LIKE street vendors circling a newly arrived tourist, hawkers of military hardware have stepped up their pitches since the United States began its desert standoff with Iraq last month. President Bush joined the hawkers when he claimed in a speech to the Veterans of Foreign Wars, Aug. 20 in Baltimore, that ``Most Americans...endorse giving the military the tools to do its job - the Peacemaker [MX missile], the Midgetman, the B-2, and the Strategic Defense Initiative (SDI).''
And so like the unwary tourist, members of Congress returning to Washington from their summer recess may feel pressured into spending defense dollars on gear our troops in Saudi Arabia can't use and don't need.
They should avoid the rush to abandon common sense. With American GIs in the Middle East, it is more important than ever for Congress to make careful choices among competing needs, military and domestic.
Some important points to remember:
The major share of the military budget spent on supporting NATO and opposing the Soviet military threat is still ripe for cutbacks. The Pentagon estimates 60 percent of its total budget - about $170-180 billion - is oriented to a European mission. The Soviet military threat continues to decline and the Warsaw Pact has disappeared. Yet we maintain over 300,000 troops in Europe.
Money spent on strategic nuclear programs - some 12 to 15 percent of the budget - can be pared back. Saddam Hussein is five to 10 years away from his first nuclear warhead. The US arsenal currently contains some 12,000. There is no reason to move to a new generation of mobile, land-based nuclear missiles such as the Midgetman or the MX.
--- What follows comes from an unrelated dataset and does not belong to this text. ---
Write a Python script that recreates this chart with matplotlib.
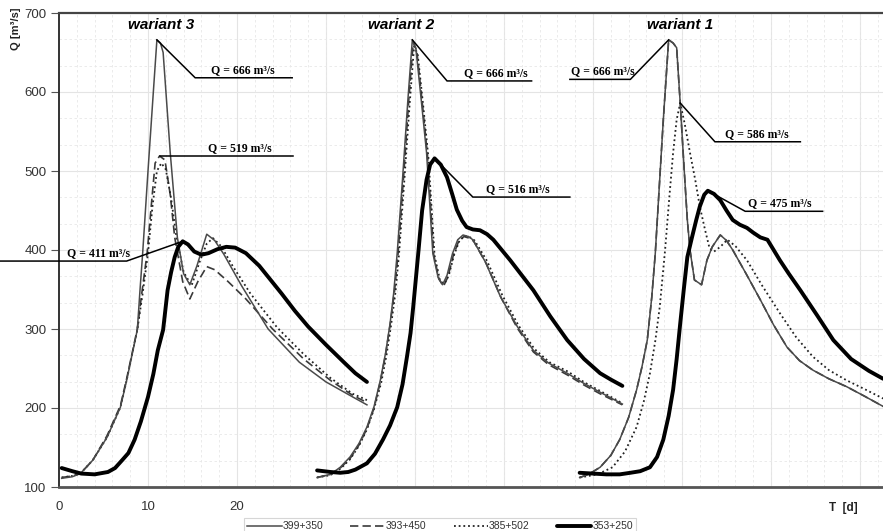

Buying B-2 Stealth bombers at $865 million a copy makes no sense for conventional missions in third-world conflicts. The B-2 was designed to evade Soviet air defenses during World War III and drop additional nuclear bombs on remaining missile launchers. For attacking Iraq we have large fleets of deadly B-1 and B-52 bombers, cruise missiles, and tactical aircraft, already built and much less costly. For the price of one super-sophisticated B-2, we could have 40 F-16 Falcons or similar support and fighter aircraft.
The ``Brilliant Pebbles'' version of Star Wars, meant to attack high-flying intercontinental missiles by crashing small computerized drones into them from space, is irrelevant to the Middle East. If anything, we could use the much lower-tech, ground-based missile defenses that our research focused on before Ronald Reagan launched his Strategic Defense Initiative in space. Beware of politicians who argue, as did Sen. Steve Symms (R) of Idaho, that, ``With SDI, we can be more aggressive in stopping the hegemony of tyrants like Hussein.'' The only thing we would do is spend billions more on a pipe dream.
The decision to transport quickly personnel and supplies to the Middle East shows how badly we need to change our military budget priorities. Clearly, if US leaders feel a need to prepare for third-world battles, transport planes and fast-sealift ships will play a critical role. Yet the Pentagon in recent years has starved our sealift and minesweeping capacity in favor of more glamorous (and heavy) systems designed to counter the Soviet threat.
The Pentagon should not use the Middle East crisis to evade the ``fly before buy'' rule of sound management. The Senate Armed Services Committee recently returned to that concept, abandoned in the Reagan buildup, in deciding to delay buys of the C-17 cargo aircraft and the A-12 carrier-based bomber because of testing problems. A crisis is no reason to rush ahead with weapons that don't work right.
Our federal budget deficit remains a grave national problem that even now requires further military budget cutbacks. Office of Management and Budget Director Richard Darman recently pegged the 1991 shortfall at $168.8 billion. That doesn't include the savings and loans bailout, economic effects of oil price hikes, or direct spending on the Middle East mission.
We can defend the Saudis without unwisely frittering away defense dollars as we go. Our Middle East expenses can be covered by a supplemental appropriations bill next year, when the costs are more clearly known. Adding to the fiscal year 1991 military budget, with no idea of the eventual need, makes no sense.
Not everyone in Washington has been caught up in the ``buy we must'' frenzy exemplified by the president's remarks to the VFW. To his credit, Defense Secretary Richard Cheney in August ordered the Navy to halve the number of Seawolf attack submarines planned over the next four years, and to build 16 instead of 25 Arleigh Burke-class destroyers during that time.
House Armed Services Committee Chairman Les Aspin predicts that military spending will still take a cut this fall. ``A new response to a new threat still means less money than it cost to counter the Soviet threat,'' he said Aug. 11. And as before Iraq, Mr. Aspin noted, ``It's still going to be easier to cut defense than to cut domestic spending or raise taxes.''
By their debate in coming days, his fellow members of Congress will show whether they are listening to common sense or have already been taken in by the weapons merchants.